On compte aujourd'hui environ 1 500 SMP dans le monde dont 30 à 40 seulement en France. Elles emploient environ un million de personnes, sans compter les renforts occasionnels. Nous avons cité plusieurs entreprises françaises, comme GEOS, GALLICE ou Risk&Co…
Les armées ne peuvent pas répondre à toutes les sollicitations. C'est une évidence pour la lutte contre la piraterie, même si la présence des armées ne saurait être remise en cause dans ce domaine.
Au delà, nos forces armées n'ont pas pour vocation d'assurer la protection des intérêts des entreprises françaises à l'étranger et elles n'auraient d'ailleurs pas les moyens de le faire partout.
Enfin, la réforme de nos armées nous conduit à externaliser des tâches de soutien, comme c'est le cas notamment en matière de logistique ou de restauration, voire de maintenance. Le cas de Thales en est un exemple : cette société s'est vue déléguer la gestion des communications de l'OTAN en Afghanistan, mais cela pose la question de la protection de ses salariés, ce qui a mené le groupe à conclure avec le ministère de la défense une convention permettant le déploiement de salariés sous contrat d'engagement à servir dans la réserve (ESR), à l'image de ce que fait le Royaume-Uni avec ses Sponsorded Reserves. L'alternative aurait été de recourir à des contractuels, du type des Contractors Deployed in Operations (CONDO) britanniques, mais ce cadre juridique n'existe pas en France.
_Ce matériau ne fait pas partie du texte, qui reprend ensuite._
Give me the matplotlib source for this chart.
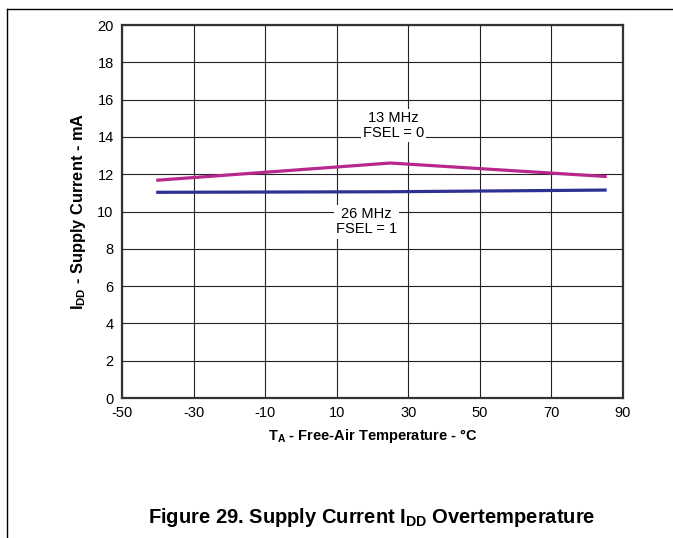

De tels cas devraient être de plus en plus nombreux, car beaucoup d'entreprises cherchent actuellement à étendre leurs activités dans le domaine de la sécurité, à l'image de Thales, Geodis et de Sodexo et de leur société commune Global (X).
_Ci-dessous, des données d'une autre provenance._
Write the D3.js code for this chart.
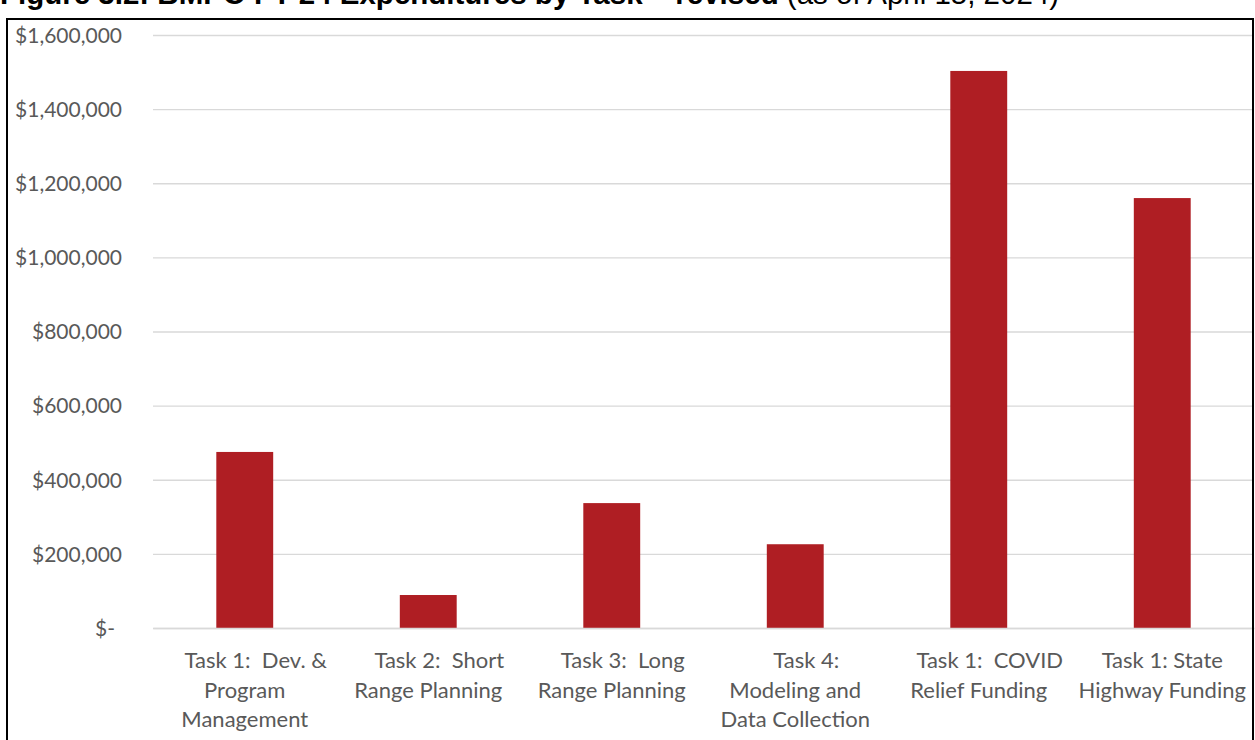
<!DOCTYPE html>
<html>
<head>
<meta charset="utf-8">
<script src="https://cdn.jsdelivr.net/npm/d3@7"></script>
<style>
  html, body { margin: 0; padding: 0; background: #fff; }
  svg { display: block; }
  text { white-space: pre; }
</style>
</head>
<body>
<svg id="chart" width="1255" height="740"></svg>
<script>
// Expenditures by task
const categories = [
  ["Task 1:  Dev. &", "Program", "Management"],
  ["Task 2:  Short", "Range Planning"],
  ["Task 3:  Long", "Range Planning"],
  ["Task 4:", "Modeling and", "Data Collection"],
  ["Task 1:  COVID", "Relief Funding"],
  ["Task 1: State", "Highway Funding"]
];
const expenditures = [475000, 89000, 337000, 226000, 1503000, 1160000];
const yTicks = [0, 200000, 400000, 600000, 800000, 1000000, 1200000, 1400000, 1600000];
const titleBold = "Figure 3.2: BMPO FY'24 Expenditures by Task \u2013 revised";
const titleNote = " (as of April 15, 2024)";

const svg = d3.select("#chart");
const plot = { left: 153, right: 1254, top: 35, bottom: 628 };

const keys = categories.map((c, i) => i);
const x = d3.scaleBand().domain(keys).range([plot.left, plot.right]).paddingInner(0.69).paddingOuter(0.345);
const y = d3.scaleLinear().domain([0, 1600000]).range([plot.bottom, plot.top]);

// Title (runs off the top edge of the page)
const title = svg.append("text")
  .attr("x", 0).attr("y", 4)
  .attr("font-family", "Liberation Sans, Arial, sans-serif")
  .attr("font-size", 29.5)
  .attr("fill", "#000");
title.append("tspan").attr("font-weight", "bold").text(titleBold);
title.append("tspan").text(titleNote);

// Gridlines
const grid = svg.append("g")
  .attr("transform", `translate(${plot.left},0)`)
  .call(d3.axisLeft(y).tickValues(yTicks).tickSize(-(plot.right - plot.left)).tickFormat(""));
grid.select(".domain").remove();
grid.selectAll(".tick line").attr("stroke", "#d9d9d9").attr("stroke-width", 1.3);

// Y axis labels (accounting style: zero shown as "$-")
const fmt = d3.format(",");
const yAxis = svg.append("g")
  .attr("transform", `translate(122,0)`)
  .call(d3.axisLeft(y).tickValues(yTicks).tickSize(0).tickPadding(0)
    .tickFormat(d => d === 0 ? "$-" : "$" + fmt(d)));
yAxis.select(".domain").remove();
yAxis.selectAll(".tick text")
  .attr("font-family", "Lato, Calibri, sans-serif")
  .attr("font-size", 21)
  .attr("fill", "#595959")
  .attr("dy", "0.35em")
  .attr("x", d => d === 0 ? -7 : 0);

// Bars
svg.append("g").selectAll("rect")
  .data(expenditures)
  .join("rect")
  .attr("x", (d, i) => x(i))
  .attr("width", x.bandwidth())
  .attr("y", d => y(d))
  .attr("height", d => y(0) - y(d))
  .attr("fill", "#AF1E23");

// X axis baseline
const xAxis = svg.append("g")
  .attr("transform", `translate(0,${plot.bottom})`)
  .call(d3.axisBottom(x).tickSize(0).tickFormat(""));
xAxis.select(".domain").attr("stroke", "#d9d9d9").attr("stroke-width", 1.3);

// Category labels (multi-line); wrapped first lines sit slightly right of centre
const labels = svg.append("g").selectAll("text")
  .data(categories)
  .join("text")
  .attr("text-anchor", "middle")
  .attr("font-family", "Lato, Calibri, sans-serif")
  .attr("font-size", 22)
  .attr("fill", "#595959")
  .attr("x", (d, i) => x(i) + x.bandwidth() / 2);
labels.each(function(lines, i) {
  const t = d3.select(this);
  const cx = x(i) + x.bandwidth() / 2;
  const hangs = lines[0].includes(":  ") || lines[0].endsWith(":");
  lines.forEach((ln, j) => {
    t.append("tspan")
      .attr("x", cx + (j === 0 && hangs ? 11 : 0))
      .attr("y", 668 + j * 29.5)
      .text(ln);
  });
});

// Chart frame
svg.append("rect")
  .attr("x", 7).attr("y", 19)
  .attr("width", 1246).attr("height", 740)
  .attr("fill", "none")
  .attr("stroke", "#000")
  .attr("stroke-width", 2);
</script>
</body>
</html>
Ainsi, un marché est en train de s'organiser, et les normes s'établissent suivant des modèles anglo-saxons. Si l'on attend encore plusieurs mois, les normes seront définies sans nous et les acteurs français seront exclus de ce marché.
Au-delà, les entreprises anglo-saxonnes recrutent un nombre important d'anciens militaires français, y compris d'élite, estimant qu'ils comptent parmi les meilleurs. Est-ce là la seule perspective de débouchés professionnels que l'on veut offrir à des hommes qui se sont battus pour la France ? Des contrats de travail offshore à l'anglo-saxonne, sans protection sociale ? Ne vaut-il pas mieux leur donner la possibilité de poursuivre une carrière au sein d'entreprises françaises, suivant des pratiques et des règles d'engagement qu'ils connaissent et qu'ils auront à coeur de respecter ? Cela contribuerait d'ailleurs à renforcer les liens entre les armées et nos entreprises.
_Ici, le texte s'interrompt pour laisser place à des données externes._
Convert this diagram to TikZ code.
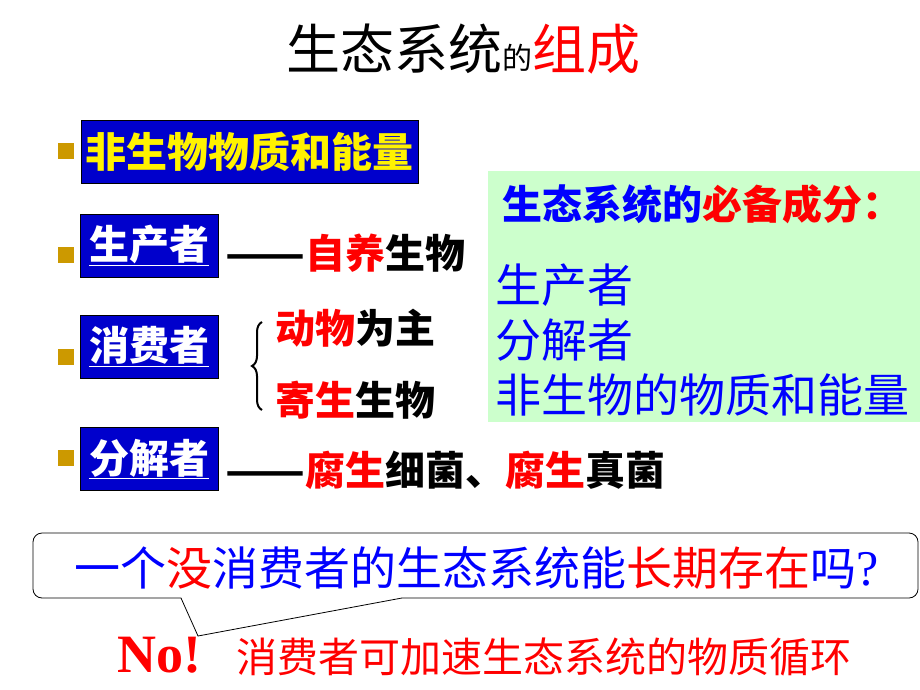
\documentclass[tikz,border=0pt]{standalone}
\usepackage{graphicx}
\usepackage{fontspec}
\newfontfamily\hanzi{Noto Sans CJK SC}
\newfontfamily\latinserif{Liberation Serif}
\usetikzlibrary{positioning}
\usetikzlibrary{decorations.pathreplacing}
\definecolor{boxblue}{HTML}{0000CC}
\definecolor{textblue}{HTML}{0000FF}
\definecolor{hotred}{HTML}{FF0000}
\definecolor{bulletgold}{HTML}{CC9900}
\definecolor{panelgreen}{HTML}{CCFFCC}
\newcommand{\fsz}[1]{\fontsize{#1}{#1}\selectfont}
\newcommand{\longdash}{\resizebox{80pt}{\height}{——}}
\tikzset{
	bullet/.style={
		rectangle,
		fill=bulletgold,
		minimum size=16pt,
		inner sep=0pt,
	},
	role/.style={
		rectangle,
		draw=black,
		fill=boxblue,
		text=white,
		minimum width=138pt,
		minimum height=63pt,
		inner sep=0pt,
		font=\hanzi\bfseries\fsz{40},
	},
	plain/.style={
		anchor=west,
		inner sep=0pt,
		font=\hanzi\bfseries\fsz{40},
	},
	panel/.style={
		rectangle,
		fill=panelgreen,
		anchor=north west,
		minimum width=432pt,
		minimum height=251pt,
		inner sep=0pt,
	},
	entry/.style={
		anchor=west,
		inner sep=0pt,
		text=textblue,
		font=\hanzi\fsz{46},
	},
	callout/.style={
		draw=black,
		fill=white,
		line width=0.8pt,
	},
}
\begin{document}
\begin{tikzpicture}[x=1pt,y=-1pt]
		\useasboundingbox (0,0) rectangle (920,690);

		% title
		\node[anchor=base west, inner sep=0pt, font=\hanzi] (title) at (286,70)
			{\fsz{54}生态系统\fsz{30}的\fsz{54}\color{hotred}组成} ;

		% bullets
		\node[bullet] (b1) at (66,151) {} ;
		\node[bullet] (b2) at (66,255) {} ;
		\node[bullet] (b3) at (66,357) {} ;
		\node[bullet] (b4) at (66,458) {} ;

		% component boxes
		\node[role, minimum width=337pt, text=yellow, font=\hanzi\bfseries\fsz{41}] (abiotic) at (249.5,151.5) {非生物物质和能量} ;
		\node[role] (prod) at (149,245.5) {\underline{生产者}} ;
		\node[role] (cons) at (149,346.5) {\underline{消费者}} ;
		\node[role] (decomp) at (149,459) {\underline{分解者}} ;

		% descriptions
		\node[plain] (prodtxt) at (225,253) {\longdash{\color{hotred}自养}生物} ;
		\node[plain] (animal) at (275,328) {{\color{hotred}动物}为主} ;
		\node[plain] (parasite) at (275,400) {{\color{hotred}寄生}生物} ;
		\node[plain] (decomptxt) at (225,470) {\longdash{\color{hotred}腐生}细菌、{\color{hotred}腐生}真菌} ;

		\coordinate (brtop) at (262,322) ;
		\coordinate (brbot) at (262,410) ;
		\draw[line width=2pt, decorate, decoration={brace, amplitude=10pt}] (brbot) -- (brtop) ;

		% essential components
		\node[panel] (ess) at (488,171) {} ;
		\node[anchor=west, inner sep=0pt, font=\hanzi\bfseries\fsz{40}] (esshead) at (502,204)
			{{\color{textblue}生态系统的}{\color{hotred}必备成分：}} ;
		\node[entry] (e1) at (495,285) {生产者} ;
		\node[entry] (e2) at (495,340) {分解者} ;
		\node[entry] (e3) at (495,395) {非生物的物质和能量} ;

		% question bubble
		\coordinate (tailL) at (181,598) ;
		\coordinate (tip) at (198,636) ;
		\coordinate (tailR) at (402,598) ;
		\draw[callout] (tailL) -- (tip) -- (tailR)
			{[rounded corners=9pt] -- (918,598) -- (918,533) -- (33,533) -- (33,598)} -- cycle ;
		\node[anchor=west, inner sep=0pt, font=\hanzi\fsz{46}, text=textblue] (question) at (74,568)
			{一个{\color{hotred}没}消费者的生态系统能{\color{hotred}长期存在}吗{\latinserif\fsz{50}?}} ;

		% answer
		\node[anchor=west, inner sep=0pt, font=\latinserif\bfseries\fsz{54}, text=hotred] (no) at (117,655) {No!} ;
		\node[anchor=west, inner sep=0pt, font=\hanzi\fsz{41}, text=hotred] (answer) at (236,657)
			{消费者可加速生态系统的物质循环} ;

	\end{tikzpicture}
\end{document}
Il faut donc légiférer rapidement pour permettre le développement de sociétés françaises en établissant un cadre juridique qui permette de contrôler les personnes qui les créent, la provenance de leurs capitaux, ainsi que le niveau de qualification et les règles de recrutement de leurs salariés. On peut ainsi imaginer un régime d'agrément, avec un système de carte professionnelle. Ce cadre doit aussi permettre de contrôler l'activité de ces sociétés, tant a priori – en définissant ce qu'elles ont droit de faire – qu'a posteriori, et le cas échéant in situ.
Enfin, il s'agit bien d'un enjeu stratégique, car il est difficile de croire que les entreprises de sécurité anglo-saxonnes auxquelles des sociétés françaises ont recours se contentent d'assurer la protection des sites : elles contribuent bien évidemment à l'influence de leurs États.
Enfin, il nous faut tenir un débat apaisé sur cette question. Il est nécessaire de légiférer rapidement sur un sujet qui n'a rien à voir avec le mercenariat. L'enjeu réside dans le fait de peser dans la définition des normes qui structureront un secteur en plein développement, de façon à ce qu'elles intègrent nos valeurs militaires, dont nos forces ont souvent donné une illustration par un comportement que toutes les armées étrangères n'avaient pas.